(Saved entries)

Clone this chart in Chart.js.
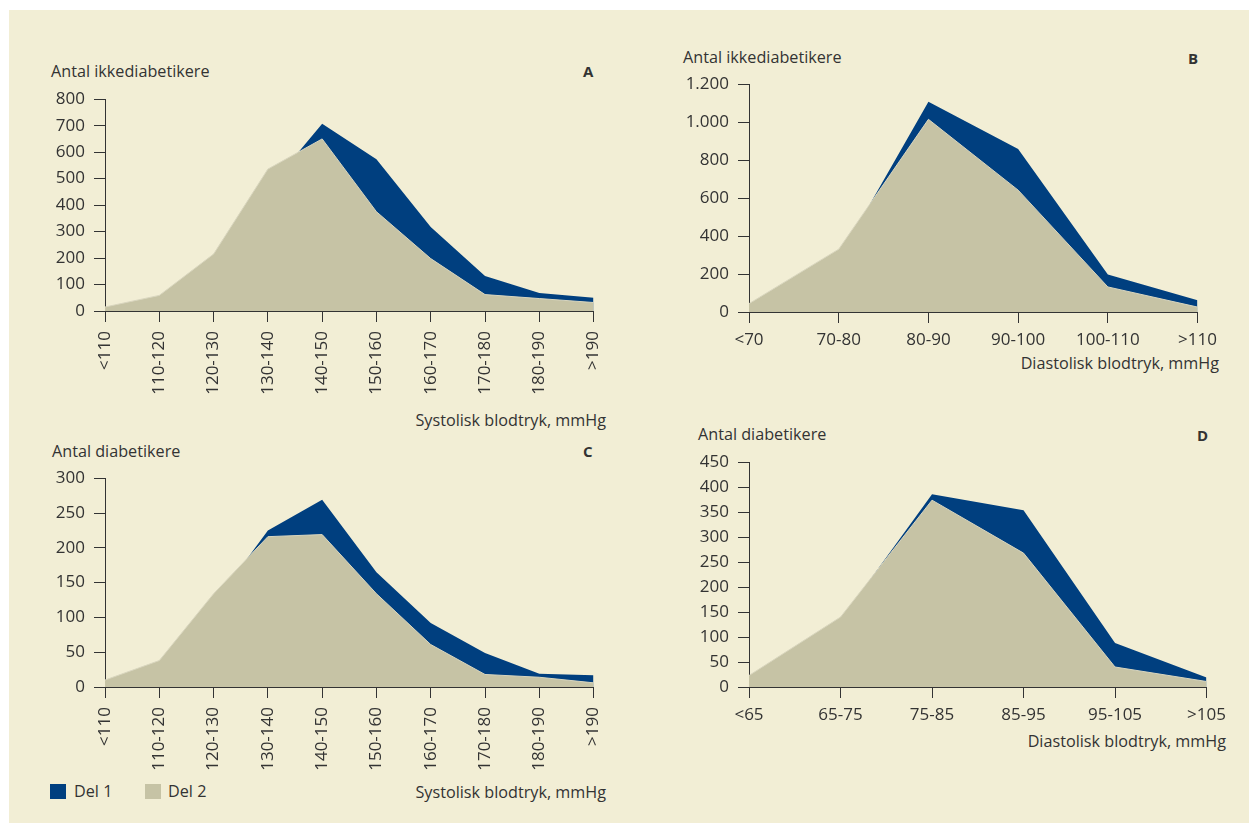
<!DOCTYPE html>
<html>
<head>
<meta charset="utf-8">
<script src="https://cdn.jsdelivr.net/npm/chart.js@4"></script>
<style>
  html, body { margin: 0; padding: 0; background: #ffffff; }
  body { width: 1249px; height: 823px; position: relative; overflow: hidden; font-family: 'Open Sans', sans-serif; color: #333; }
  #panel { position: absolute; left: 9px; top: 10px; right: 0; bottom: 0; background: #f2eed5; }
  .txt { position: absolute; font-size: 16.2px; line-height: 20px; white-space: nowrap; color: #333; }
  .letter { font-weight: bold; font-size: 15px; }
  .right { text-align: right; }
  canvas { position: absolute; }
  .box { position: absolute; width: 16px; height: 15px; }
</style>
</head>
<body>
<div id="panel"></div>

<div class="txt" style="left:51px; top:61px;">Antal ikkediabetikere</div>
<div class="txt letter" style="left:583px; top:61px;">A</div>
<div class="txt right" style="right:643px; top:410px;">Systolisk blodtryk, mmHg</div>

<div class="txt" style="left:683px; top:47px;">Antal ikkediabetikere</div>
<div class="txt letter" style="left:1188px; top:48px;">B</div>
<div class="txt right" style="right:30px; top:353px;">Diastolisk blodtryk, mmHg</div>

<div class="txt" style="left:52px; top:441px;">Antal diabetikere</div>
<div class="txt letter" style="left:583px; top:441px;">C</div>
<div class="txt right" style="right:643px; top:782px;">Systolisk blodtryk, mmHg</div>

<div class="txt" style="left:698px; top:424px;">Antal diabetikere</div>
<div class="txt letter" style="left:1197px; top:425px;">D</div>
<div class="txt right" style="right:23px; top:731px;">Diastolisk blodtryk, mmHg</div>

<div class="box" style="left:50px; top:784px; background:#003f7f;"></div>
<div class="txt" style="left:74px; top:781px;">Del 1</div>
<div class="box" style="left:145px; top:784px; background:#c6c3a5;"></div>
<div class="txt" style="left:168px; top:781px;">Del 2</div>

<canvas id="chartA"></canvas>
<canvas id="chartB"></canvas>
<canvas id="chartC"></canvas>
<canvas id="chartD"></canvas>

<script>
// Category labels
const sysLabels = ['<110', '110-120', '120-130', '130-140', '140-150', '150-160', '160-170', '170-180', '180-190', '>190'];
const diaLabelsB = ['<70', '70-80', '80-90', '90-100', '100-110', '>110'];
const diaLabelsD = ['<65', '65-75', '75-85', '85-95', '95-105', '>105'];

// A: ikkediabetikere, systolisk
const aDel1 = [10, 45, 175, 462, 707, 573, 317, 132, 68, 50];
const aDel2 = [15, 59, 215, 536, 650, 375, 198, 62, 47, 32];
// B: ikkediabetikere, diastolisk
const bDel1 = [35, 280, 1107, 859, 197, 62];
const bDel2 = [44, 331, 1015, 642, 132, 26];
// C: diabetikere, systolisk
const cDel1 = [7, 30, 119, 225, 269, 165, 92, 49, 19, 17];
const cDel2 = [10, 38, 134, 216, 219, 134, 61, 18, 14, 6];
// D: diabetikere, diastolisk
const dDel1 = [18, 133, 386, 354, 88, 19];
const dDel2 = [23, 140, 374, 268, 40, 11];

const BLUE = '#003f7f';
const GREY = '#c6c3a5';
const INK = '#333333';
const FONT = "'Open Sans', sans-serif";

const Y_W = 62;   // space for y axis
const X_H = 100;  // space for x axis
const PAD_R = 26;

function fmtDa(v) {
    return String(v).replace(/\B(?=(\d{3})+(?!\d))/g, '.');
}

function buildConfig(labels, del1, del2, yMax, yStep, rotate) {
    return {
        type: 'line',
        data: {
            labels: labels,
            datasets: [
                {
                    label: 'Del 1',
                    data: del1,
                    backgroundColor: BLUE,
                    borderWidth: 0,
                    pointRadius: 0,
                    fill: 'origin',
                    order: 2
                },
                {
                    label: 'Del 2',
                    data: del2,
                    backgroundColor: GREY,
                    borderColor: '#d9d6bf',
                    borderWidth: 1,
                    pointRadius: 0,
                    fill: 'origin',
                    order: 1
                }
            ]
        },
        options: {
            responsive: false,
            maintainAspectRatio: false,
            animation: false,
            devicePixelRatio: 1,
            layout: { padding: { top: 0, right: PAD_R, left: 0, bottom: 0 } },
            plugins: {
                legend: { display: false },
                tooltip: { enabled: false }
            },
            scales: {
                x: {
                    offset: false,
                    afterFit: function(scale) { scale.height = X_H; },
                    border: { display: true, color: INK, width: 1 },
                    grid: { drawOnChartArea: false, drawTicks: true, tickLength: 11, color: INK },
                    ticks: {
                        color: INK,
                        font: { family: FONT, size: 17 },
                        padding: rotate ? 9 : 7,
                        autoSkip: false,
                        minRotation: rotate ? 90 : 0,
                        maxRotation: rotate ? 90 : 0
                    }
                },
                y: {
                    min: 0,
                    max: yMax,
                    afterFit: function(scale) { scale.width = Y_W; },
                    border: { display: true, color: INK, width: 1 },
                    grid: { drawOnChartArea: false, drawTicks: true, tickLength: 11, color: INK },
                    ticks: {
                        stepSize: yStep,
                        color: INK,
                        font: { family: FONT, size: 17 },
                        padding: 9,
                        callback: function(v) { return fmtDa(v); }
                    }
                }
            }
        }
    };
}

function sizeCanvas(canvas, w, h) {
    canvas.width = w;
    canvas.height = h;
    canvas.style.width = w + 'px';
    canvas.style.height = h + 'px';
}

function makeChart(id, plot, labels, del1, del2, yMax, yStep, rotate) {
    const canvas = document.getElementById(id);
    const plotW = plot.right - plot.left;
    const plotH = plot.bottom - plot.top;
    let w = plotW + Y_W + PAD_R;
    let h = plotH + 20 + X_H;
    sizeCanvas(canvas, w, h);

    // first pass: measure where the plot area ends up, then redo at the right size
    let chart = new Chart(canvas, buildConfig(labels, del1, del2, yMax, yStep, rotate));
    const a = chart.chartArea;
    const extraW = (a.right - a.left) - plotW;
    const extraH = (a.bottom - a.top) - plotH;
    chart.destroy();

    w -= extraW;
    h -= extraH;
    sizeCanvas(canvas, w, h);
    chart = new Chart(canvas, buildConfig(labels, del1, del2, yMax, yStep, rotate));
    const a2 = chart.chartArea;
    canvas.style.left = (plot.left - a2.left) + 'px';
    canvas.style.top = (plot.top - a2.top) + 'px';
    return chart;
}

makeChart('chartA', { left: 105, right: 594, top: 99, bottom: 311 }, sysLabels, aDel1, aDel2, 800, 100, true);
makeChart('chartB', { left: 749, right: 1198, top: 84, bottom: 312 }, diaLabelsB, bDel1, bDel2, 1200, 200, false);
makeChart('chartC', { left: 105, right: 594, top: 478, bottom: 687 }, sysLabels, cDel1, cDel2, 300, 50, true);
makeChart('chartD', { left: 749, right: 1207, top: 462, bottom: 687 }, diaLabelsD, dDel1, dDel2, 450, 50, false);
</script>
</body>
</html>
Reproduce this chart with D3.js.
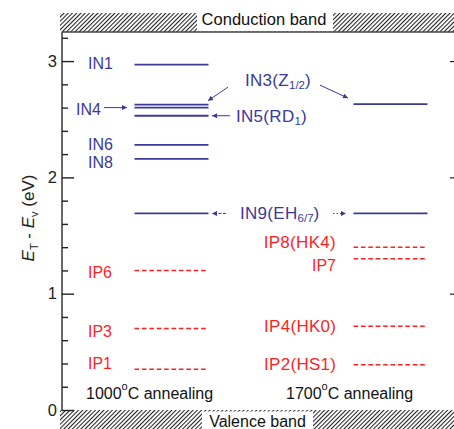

What to produce: Your task is to repeat the material above exactly, without its pictures.

Reply to the task:
Clone this chart in Chart.js.
<!DOCTYPE html>
<html>
<head>
<meta charset="utf-8">
<script src="https://cdn.jsdelivr.net/npm/chart.js@4"></script>
<style>
  html, body { margin: 0; padding: 0; background: #ffffff; }
  body { width: 1249px; height: 823px; position: relative; overflow: hidden; font-family: 'Open Sans', sans-serif; color: #333; }
  #panel { position: absolute; left: 9px; top: 10px; right: 0; bottom: 0; background: #f2eed5; }
  .txt { position: absolute; font-size: 16.2px; line-height: 20px; white-space: nowrap; color: #333; }
  .letter { font-weight: bold; font-size: 15px; }
  .right { text-align: right; }
  canvas { position: absolute; }
  .box { position: absolute; width: 16px; height: 15px; }
</style>
</head>
<body>
<div id="panel"></div>

<div class="txt" style="left:51px; top:61px;">Antal ikkediabetikere</div>
<div class="txt letter" style="left:583px; top:61px;">A</div>
<div class="txt right" style="right:643px; top:410px;">Systolisk blodtryk, mmHg</div>

<div class="txt" style="left:683px; top:47px;">Antal ikkediabetikere</div>
<div class="txt letter" style="left:1188px; top:48px;">B</div>
<div class="txt right" style="right:30px; top:353px;">Diastolisk blodtryk, mmHg</div>

<div class="txt" style="left:52px; top:441px;">Antal diabetikere</div>
<div class="txt letter" style="left:583px; top:441px;">C</div>
<div class="txt right" style="right:643px; top:782px;">Systolisk blodtryk, mmHg</div>

<div class="txt" style="left:698px; top:424px;">Antal diabetikere</div>
<div class="txt letter" style="left:1197px; top:425px;">D</div>
<div class="txt right" style="right:23px; top:731px;">Diastolisk blodtryk, mmHg</div>

<div class="box" style="left:50px; top:784px; background:#003f7f;"></div>
<div class="txt" style="left:74px; top:781px;">Del 1</div>
<div class="box" style="left:145px; top:784px; background:#c6c3a5;"></div>
<div class="txt" style="left:168px; top:781px;">Del 2</div>

<canvas id="chartA"></canvas>
<canvas id="chartB"></canvas>
<canvas id="chartC"></canvas>
<canvas id="chartD"></canvas>

<script>
// Category labels
const sysLabels = ['<110', '110-120', '120-130', '130-140', '140-150', '150-160', '160-170', '170-180', '180-190', '>190'];
const diaLabelsB = ['<70', '70-80', '80-90', '90-100', '100-110', '>110'];
const diaLabelsD = ['<65', '65-75', '75-85', '85-95', '95-105', '>105'];

// A: ikkediabetikere, systolisk
const aDel1 = [10, 45, 175, 462, 707, 573, 317, 132, 68, 50];
const aDel2 = [15, 59, 215, 536, 650, 375, 198, 62, 47, 32];
// B: ikkediabetikere, diastolisk
const bDel1 = [35, 280, 1107, 859, 197, 62];
const bDel2 = [44, 331, 1015, 642, 132, 26];
// C: diabetikere, systolisk
const cDel1 = [7, 30, 119, 225, 269, 165, 92, 49, 19, 17];
const cDel2 = [10, 38, 134, 216, 219, 134, 61, 18, 14, 6];
// D: diabetikere, diastolisk
const dDel1 = [18, 133, 386, 354, 88, 19];
const dDel2 = [23, 140, 374, 268, 40, 11];

const BLUE = '#003f7f';
const GREY = '#c6c3a5';
const INK = '#333333';
const FONT = "'Open Sans', sans-serif";

const Y_W = 62;   // space for y axis
const X_H = 100;  // space for x axis
const PAD_R = 26;

function fmtDa(v) {
    return String(v).replace(/\B(?=(\d{3})+(?!\d))/g, '.');
}

function buildConfig(labels, del1, del2, yMax, yStep, rotate) {
    return {
        type: 'line',
        data: {
            labels: labels,
            datasets: [
                {
                    label: 'Del 1',
                    data: del1,
                    backgroundColor: BLUE,
                    borderWidth: 0,
                    pointRadius: 0,
                    fill: 'origin',
                    order: 2
                },
                {
                    label: 'Del 2',
                    data: del2,
                    backgroundColor: GREY,
                    borderColor: '#d9d6bf',
                    borderWidth: 1,
                    pointRadius: 0,
                    fill: 'origin',
                    order: 1
                }
            ]
        },
        options: {
            responsive: false,
            maintainAspectRatio: false,
            animation: false,
            devicePixelRatio: 1,
            layout: { padding: { top: 0, right: PAD_R, left: 0, bottom: 0 } },
            plugins: {
                legend: { display: false },
                tooltip: { enabled: false }
            },
            scales: {
                x: {
                    offset: false,
                    afterFit: function(scale) { scale.height = X_H; },
                    border: { display: true, color: INK, width: 1 },
                    grid: { drawOnChartArea: false, drawTicks: true, tickLength: 11, color: INK },
                    ticks: {
                        color: INK,
                        font: { family: FONT, size: 17 },
                        padding: rotate ? 9 : 7,
                        autoSkip: false,
                        minRotation: rotate ? 90 : 0,
                        maxRotation: rotate ? 90 : 0
                    }
                },
                y: {
                    min: 0,
                    max: yMax,
                    afterFit: function(scale) { scale.width = Y_W; },
                    border: { display: true, color: INK, width: 1 },
                    grid: { drawOnChartArea: false, drawTicks: true, tickLength: 11, color: INK },
                    ticks: {
                        stepSize: yStep,
                        color: INK,
                        font: { family: FONT, size: 17 },
                        padding: 9,
                        callback: function(v) { return fmtDa(v); }
                    }
                }
            }
        }
    };
}

function sizeCanvas(canvas, w, h) {
    canvas.width = w;
    canvas.height = h;
    canvas.style.width = w + 'px';
    canvas.style.height = h + 'px';
}

function makeChart(id, plot, labels, del1, del2, yMax, yStep, rotate) {
    const canvas = document.getElementById(id);
    const plotW = plot.right - plot.left;
    const plotH = plot.bottom - plot.top;
    let w = plotW + Y_W + PAD_R;
    let h = plotH + 20 + X_H;
    sizeCanvas(canvas, w, h);

    // first pass: measure where the plot area ends up, then redo at the right size
    let chart = new Chart(canvas, buildConfig(labels, del1, del2, yMax, yStep, rotate));
    const a = chart.chartArea;
    const extraW = (a.right - a.left) - plotW;
    const extraH = (a.bottom - a.top) - plotH;
    chart.destroy();

    w -= extraW;
    h -= extraH;
    sizeCanvas(canvas, w, h);
    chart = new Chart(canvas, buildConfig(labels, del1, del2, yMax, yStep, rotate));
    const a2 = chart.chartArea;
    canvas.style.left = (plot.left - a2.left) + 'px';
    canvas.style.top = (plot.top - a2.top) + 'px';
    return chart;
}

makeChart('chartA', { left: 105, right: 594, top: 99, bottom: 311 }, sysLabels, aDel1, aDel2, 800, 100, true);
makeChart('chartB', { left: 749, right: 1198, top: 84, bottom: 312 }, diaLabelsB, bDel1, bDel2, 1200, 200, false);
makeChart('chartC', { left: 105, right: 594, top: 478, bottom: 687 }, sysLabels, cDel1, cDel2, 300, 50, true);
makeChart('chartD', { left: 749, right: 1207, top: 462, bottom: 687 }, diaLabelsD, dDel1, dDel2, 450, 50, false);
</script>
</body>
</html>
Reproduce this chart with D3.js.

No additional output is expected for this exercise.